- From: Internationalization Working Group Issue Tracker <sysbot+tracker@w3.org>
- Date: Mon, 30 Mar 2015 13:31:57 +0000
- To: public-i18n-core@w3.org
I18N-ISSUE-439 (BUG24337): Authors should be able to use both "utf8" and "utf-8" labels, case-insensitively [encoding] http://www.w3.org/International/track/issues/439 Raised by: Richard Ishida On product: encoding https://www.w3.org/Bugs/Public/show_bug.cgi?id=24337 This issue tracks the bug listed above and was created as part of the WG CR process. --- (In reply to Geoffrey Sneddon from comment #0) > Currently the spec says: 'Authors must use the utf-8 encoding and must use > the "utf-8" label to identify it.' > > Given the label matching is done case-insensitively, it is not entirely > clear whether authors must use this label case-sensitively or not.
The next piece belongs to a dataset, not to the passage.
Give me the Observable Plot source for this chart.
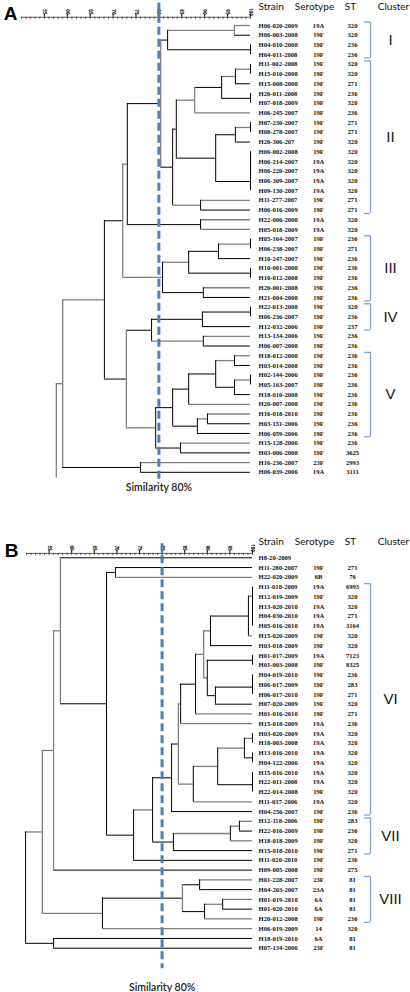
<!DOCTYPE html>
<html><head><meta charset="utf-8">
<script src="https://cdn.jsdelivr.net/npm/d3@7"></script>
<script src="https://cdn.jsdelivr.net/npm/@observablehq/plot@0.6"></script>
<style>body{margin:0;background:#fff}#chart{width:410px}#chart svg{display:block}</style>
</head><body><div id="chart"></div>
<script>
// ---------- shared ----------
const cutoff = 80;
const majorTicks = [55,60,65,70,75,80,85,90,95,100];
const minorTicks = d3.range(50, 101);
const headers = ["Strain","Serotype","ST","Cluster"];

// ---------- panel A ----------
const strainA = ["H06-020-2009","H06-003-2008","H04-010-2008","H04-011-2008","H11-002-2008","H15-010-2008","H15-008-2008","H20-011-2008","H07-018-2009","H06-245-2007","H07-230-2007","H08-278-2007","H20-306-207","H06-002-2008","H06-214-2007","H06-220-2007","H06-309-2007","H09-130-2007","H11-277-2007","H06-016-2009","H22-006-2008","H05-018-2009","H05-164-2007","H06-238-2007","H10-247-2007","H10-001-2008","H10-012-2008","H20-001-2008","H21-004-2008","H22-013-2008","H06-236-2007","H12-032-2006","H13-134-2006","H06-007-2008","H18-012-2008","H03-014-2008","H02-144-2006","H05-163-2007","H18-010-2008","H20-007-2008","H16-018-2010","H03-151-2006","H06-059-2006","H15-128-2006","H03-006-2008","H16-236-2007","H06-039-2006"];
const serotypeA = ["19A","19F","19F","19F","19F","19F","19F","19F","19F","19F","19F","19F","19F","19F","19A","19A","19A","19A","19F","19F","19A","19A","19F","19F","19F","19F","19F","19F","19F","19F","19F","19F","19F","19F","19F","19F","19F","19F","19F","19F","19F","19F","19F","19F","19F","23F","19A"];
const stA = ["320","320","236","236","320","320","271","236","320","236","271","271","320","320","320","320","320","320","271","271","320","320","236","271","236","236","236","236","236","320","236","237","236","236","236","236","236","236","236","236","236","236","236","236","3625","2993","3111"];
// merges: [child, child, similarity %]; numbers are leaves, "nK" is merge K
const mergesA = [
 [0,1,96.5],[2,3,100],["n0","n1",81.9],[4,5,100],["n3",6,96.7],[7,8,100],["n4","n5",93.7],["n6",9,87.8],
 [10,11,100],["n8",12,96.7],[13,14,100],["n10",15,100],["n11",16,100],["n12",17,100],["n9","n13",92.4],
 ["n7","n14",83.8],[18,19,89.1],["n15","n16",83.0],["n2","n17",80.4],[20,21,89.1],["n18","n19",73.1],
 [22,23,100],["n21",24,93.0],[25,26,100],["n22","n23",86.5],[27,28,89.7],["n24","n25",80.8],["n20","n26",72.1],
 [29,30,100],["n28",31,89.5],[32,33,89.7],["n29","n30",78.4],[34,35,96.5],[36,37,100],["n33",38,96.5],
 ["n32","n34",92.4],["n35",39,86.5],[40,41,90.6],["n37",42,88.4],["n36","n38",83.0],[43,44,84.7],
 ["n39","n40",79.3],["n31","n41",72.9],["n27","n42",68.1],[45,46,76.0],["n43","n44",59.0]
];
const rootTailA = [57.6, 46.6];           // [similarity, row slot where the root stem ends]
const clusterNamesA = ["I","II","III","IV","V"];
const clusterFirstA = [0,4,22,29,34];
const clusterLastA  = [3,19,28,31,42];

// ---------- panel B ----------
const strainB = ["H8-20-2009","H11-280-2007","H22-020-2009","H11-018-2009","H12-019-2009","H13-020-2010","H04-030-2010","H05-016-2010","H15-020-2009","H03-018-2009","H01-017-2009","H01-003-2008","H04-019-2010","H06-017-2009","H06-017-2010","H07-020-2009","H01-016-2010","H15-018-2009","H03-020-2009","H18-003-2008","H13-016-2010","H04-122-2006","H15-016-2010","H22-011-2008","H22-014-2008","H11-037-2006","H04-256-2007","H12-118-2006","H22-016-2009","H18-018-2009","H15-018-2010","H11-020-2010","H09-005-2008","H01-228-2007","H04-203-2007","H01-019-2010","H01-020-2010","H20-012-2008","H06-019-2009","H18-019-2010","H07-134-2006"];
const serotypeB = ["","19F","6B","19A","19F","19A","19A","19A","19F","19F","19A","19F","19F","19F","19F","19F","19F","19A","19A","19A","19A","19A","19A","19A","19F","19A","19F","19F","19F","19F","19F","19F","19F","23F","23A","6A","6A","19F","14","6A","23F"];
const stB = ["","271","76","6993","320","320","271","3164","320","320","7123","8325","236","283","271","320","271","236","320","320","320","320","320","320","320","320","236","283","236","320","271","236","275","81","81","81","81","236","320","81","81"];
const mergesB = [
 [6,7,100],[5,"n0",100],[4,"n1",100],[3,"n2",100],["n3",8,99.1],["n4",9,90.7],[10,11,100],[12,13,100],
 ["n7",14,100],["n8",15,91.8],["n6","n9",90.0],["n5","n10",89.2],["n11",16,87.4],["n12",17,84.1],
 [18,19,100],[20,21,100],["n14","n15",98.2],[22,23,100],["n17",24,100],["n16","n18",92.3],["n19",25,86.9],
 ["n13","n20",83.6],["n21",26,82.1],[27,28,97.1],["n23",29,95.1],["n24",30,82.5],["n22","n25",77.9],
 ["n26",31,73.7],[1,2,69.7],["n28","n27",67.7],[0,"n29",57.5],["n30",32,56.0],[33,34,88.3],[35,36,93.4],
 ["n33",37,89.4],["n32","n34",84.5],["n35",38,66.8],["n31","n36",53.5],[39,40,56.0],["n37","n38",49.8]
];
const clusterNamesB = ["VI","VII","VIII"];
const clusterFirstB = [3,27,33];
const clusterLastB  = [26,30,37];

// ---------- styling (kept apart from the data) ----------
const greyLinksA = new Set(["0","n0","4","5","n3","n4","9","n7","10","11","n8","n16","18","20","21","n21","n24","n26","n20","27","n30","32","n32","34","36","n33","39","n37","40","43","n43","45","n41"]);
const greyVertsA = new Set(["n0","n27","n42","n45","n18","n7"]);
const greyLinksB = new Set(["2","n3","8","n5","n11","n10","16","17","n16","n14","25","n19","n20","n26","n13","27","n23","29","n24","33","35","n33","37","38","n36","n30","n31","n37"]);
const greyVertsB = new Set(["n30","n31","n37","n11","n21","n35"]);

function layoutTree(merges, nLeaves) {
  const pos = {};
  for (let i = 0; i < nLeaves; i++) pos[i] = {x: 100, y: i};
  const h = [], v = [];
  merges.forEach(([a, b, sim], k) => {
    const id = "n" + k, pa = pos[a], pb = pos[b];
    pos[id] = {x: sim, y: (pa.y + pb.y) / 2};
    v.push({id, x: sim, y1: pa.y, y2: pb.y});
    h.push({id: String(a), x1: sim, x2: pa.x, y: pa.y});
    h.push({id: String(b), x1: sim, x2: pb.x, y: pb.y});
  });
  return {pos, h, v, root: pos["n" + (merges.length - 1)]};
}

function panel(o) {
  const t = layoutTree(o.merges, o.strain.length);
  const ppu = (o.xr[1] - o.xr[0]) / 50;
  const grey = "#7f7f7f", blue = "#4f7cba", brk = "#7e9dcc";
  const leaves = o.strain.map((s, i) => ({i, s, sero: o.sero[i], st: o.st[i]}));
  const clusters = o.cn.map((n, k) => ({n, a: o.cf[k] - 0.35, b: o.cl[k] + 0.35, m: (o.cf[k] + o.cl[k]) / 2}));
  const leafFont = {fontSize: 6.6, fontWeight: "bold", fontFamily: "Liberation Serif", fill: "#111"};
  const marks = [
    // axis
    Plot.ruleY([o.axisY], {x1: 50, x2: 100, stroke: "#333", strokeWidth: 0.8}),
    Plot.ruleX(minorTicks, {x: d => d, y1: o.axisY, y2: o.axisY + 0.22, stroke: "#333", strokeWidth: 0.8}),
    Plot.ruleX(majorTicks, {x: d => d, y1: o.axisY, y2: o.axisY - 0.3, stroke: "#000", strokeWidth: 1}),
    Plot.text(majorTicks, {x: d => d, y: o.axisY - 0.55, text: d => String(d), rotate: 90, fontSize: 4.5, fontWeight: "bold", fill: "#000"}),
    // tree
    Plot.ruleY(t.h, {y: "y", x1: "x1", x2: "x2", stroke: d => o.gl.has(d.id) ? grey : "#000", strokeWidth: d => o.gl.has(d.id) ? 1.3 : 1}),
    Plot.ruleX(t.v, {x: "x", y1: "y1", y2: "y2", stroke: d => o.gv.has(d.id) ? grey : "#000", strokeWidth: d => o.gv.has(d.id) ? 1.3 : 1})
  ];
  if (o.tail) {
    marks.push(Plot.ruleY([t.root], {y: "y", x1: "x", x2: () => o.tail[0], stroke: grey, strokeWidth: 1.3}));
    marks.push(Plot.ruleX([t.root], {x: () => o.tail[0], y1: "y", y2: () => o.tail[1], stroke: grey, strokeWidth: 1.3}));
  }
  marks.push(
    // cut-off
    Plot.ruleX([cutoff], {y1: o.cutY[0], y2: o.cutY[1], stroke: blue, strokeWidth: 3, strokeDasharray: "8,4"}),
    Plot.text([`Similarity ${cutoff}%`], {x: cutoff, y: o.capY, text: d => d, fontSize: 10.5, fontWeight: 600, fontFamily: "Lato", fill: "#222"}),
    // leaf labels
    Plot.text(leaves, {x: 100, y: "i", text: "s", dx: o.dx[0], textAnchor: "start", ...leafFont}),
    Plot.text(leaves, {x: 100, y: "i", text: "sero", dx: o.dx[1], ...leafFont}),
    Plot.text(leaves, {x: 100, y: "i", text: "st", dx: o.dx[2], ...leafFont}),
    // panel letter
    Plot.text([o.letter], {x: 50, y: o.letterY, text: d => d, dx: o.letterDx, fontSize: 19, fontWeight: "bold", fontFamily: "Liberation Sans", fill: "#000"}),
    // clusters
    Plot.ruleX(clusters, {x: 100, y1: "a", y2: "b", dx: o.dx[3], stroke: brk, strokeWidth: 1.2}),
    Plot.ruleY(clusters, {y: "a", x1: 100 - 6 / ppu, x2: 100, dx: o.dx[3], stroke: brk, strokeWidth: 1.2}),
    Plot.ruleY(clusters, {y: "b", x1: 100 - 6 / ppu, x2: 100, dx: o.dx[3], stroke: brk, strokeWidth: 1.2}),
    Plot.text(clusters, {x: 100, y: "m", text: "n", dx: o.dx[4], fontSize: 15, fontFamily: "Liberation Sans", fill: "#111"}),
    // column headers
    ...headers.map((h, i) => Plot.text([h], {x: 100, y: o.headY, text: d => d, dx: o.hdx[i], textAnchor: i === 0 ? "start" : "middle", fontSize: 10, fontFamily: "Lato", fill: "#111"}))
  );
  return Plot.plot({
    width: 410, height: o.height, margin: 0,
    x: {domain: [50, 100], range: o.xr, axis: null},
    y: {domain: o.yd, range: o.yr, axis: null},
    style: {background: "#fff", overflow: "visible"},
    marks
  });
}

const chart = document.getElementById("chart");
chart.append(panel({
  strain: strainA, sero: serotypeA, st: stA, merges: mergesA, tail: rootTailA,
  cn: clusterNamesA, cf: clusterFirstA, cl: clusterLastA, gl: greyLinksA, gv: greyVertsA,
  xr: [21, 250], yd: [0, 46], yr: [25, 471.8], height: 500,
  axisY: -0.85, headY: -1.95, letterY: -1.15, letterDx: -11, capY: 47.6, cutY: [-2.3, 46.9],
  dx: [8, 68, 102, 120, 140], hdx: [8, 64, 100, 143], letter: "A"
}));
chart.append(panel({
  strain: strainB, sero: serotypeB, st: stB, merges: mergesB, tail: null,
  cn: clusterNamesB, cf: clusterFirstB, cl: clusterLastB, gl: greyLinksB, gv: greyVertsB,
  xr: [26, 252], yd: [0, 40], yr: [57.3, 447.7], height: 492,
  axisY: -0.45, headY: -1.65, letterY: -0.75, letterDx: -15, capY: 44, cutY: [-1.45, 42.1],
  dx: [6, 66, 100, 118, 138], hdx: [6, 62, 98, 141], letter: "B"
}));
</script></body></html>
This > should be clarified, preferably to allow either case (there is no practical > benefit of requiring it to be lowercased). Agreed. > We should also make the "utf8" label conforming. Making this non-conforming > is of no practical benefit and makes a large number of documents > non-conforming. This looks innocuous at first. However, in some products (in particular Oracle Databases), the label "utf8" is used for a variant of UTF-8 where characters outside the BMP are encoded with two surrogates, with a total of 6 bytes. For security reasons, this is prohibited in UTF-8.
Received on Monday, 30 March 2015 13:31:59 UTC